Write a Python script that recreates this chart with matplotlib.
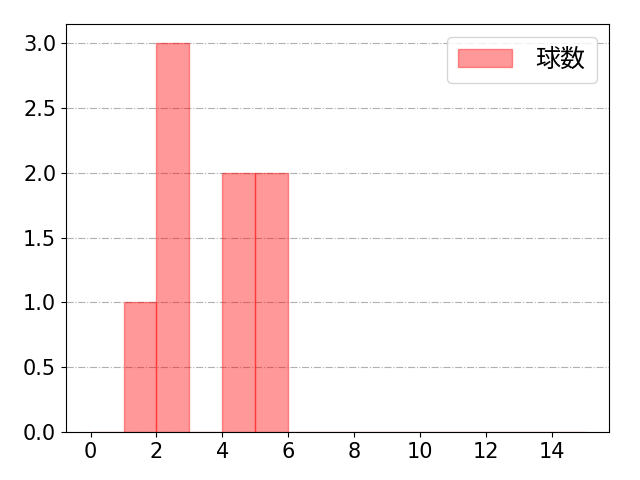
import matplotlib
matplotlib.use("Agg")
import matplotlib.pyplot as plt
import numpy as np

plt.rcParams['font.family'] = ['DejaVu Sans', 'Noto Sans CJK JP']

pitch_counts = [1, 2, 2, 2, 4, 4, 5, 5]
bin_edges = list(range(0, 16))
label = "球数"

fig, ax = plt.subplots(figsize=(6.4, 4.8), dpi=100)
ax.hist(pitch_counts, bins=bin_edges, color='red', alpha=0.4, edgecolor='red', label=label, zorder=2)
ax.grid(axis='y', linestyle='-.', color='#b0b0b0', zorder=0)
ax.set_axisbelow(True)
ax.tick_params(labelsize=15)
ax.set_xticks(range(0, 16, 2))
ax.legend(fontsize=18, handlelength=2.15, handletextpad=0.95, borderpad=0.45)
fig.subplots_adjust(left=0.103, right=0.952, top=0.95, bottom=0.1)
fig.savefig("out.png")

TASK GOAL = The pictures should not be reproduced; quote all of the other material exactly.

RIGHT ANSWER =
Write a Python script that recreates this chart with matplotlib.
import matplotlib
matplotlib.use("Agg")
import matplotlib.pyplot as plt
import numpy as np

plt.rcParams['font.family'] = ['DejaVu Sans', 'Noto Sans CJK JP']

pitch_counts = [1, 2, 2, 2, 4, 4, 5, 5]
bin_edges = list(range(0, 16))
label = "球数"

fig, ax = plt.subplots(figsize=(6.4, 4.8), dpi=100)
ax.hist(pitch_counts, bins=bin_edges, color='red', alpha=0.4, edgecolor='red', label=label, zorder=2)
ax.grid(axis='y', linestyle='-.', color='#b0b0b0', zorder=0)
ax.set_axisbelow(True)
ax.tick_params(labelsize=15)
ax.set_xticks(range(0, 16, 2))
ax.legend(fontsize=18, handlelength=2.15, handletextpad=0.95, borderpad=0.45)
fig.subplots_adjust(left=0.103, right=0.952, top=0.95, bottom=0.1)
fig.savefig("out.png")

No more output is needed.